Bad news – the bullpen is going to regress either way. Whether the M’s keep Bedard and Washburn or not, there a bunch of relievers on this team with numbers that are unsustainable. The M’s bullpen has an ERA that is 0.69 runs lower than their FIP, and while the defense is a decent chunk of that, there’s a luck component in there too. Sean White and Chris Jakubauskas are running crazy low BABIPs. 1.8% of Aardsma’s fly balls are leaving the park. These numbers are going to regress. They have to.

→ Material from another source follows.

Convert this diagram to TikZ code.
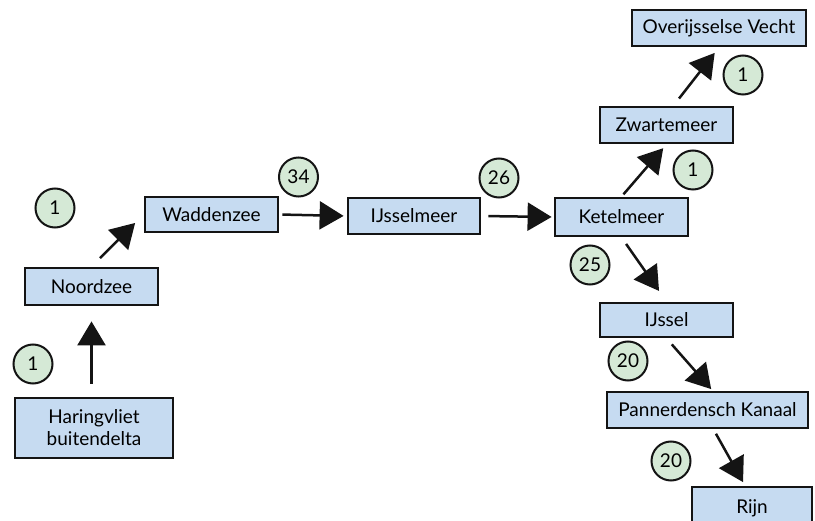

And when they do, you’re going to hear explanations for why. White will be tired again. Jakubauskas will have lost the command of his fastball. Aardsma will feeling the pressures of his first pennant race as a closer. We could write the stories right now. But, in the end, it’s just going to be simple regression to the mean, just like we saw with Branyan in June. He ran lucky for two months, had a normal Branyan month, and now is running unlucky. It doesn’t mean anything.
The sooner that we can get the world to embrace the concept of random variance, the better. Results fluctuate wildly in small samples due to uncontrollable factors. That’s just a fact of life, and when we’re forming our opinions, we need to realize just how powerful regression really is.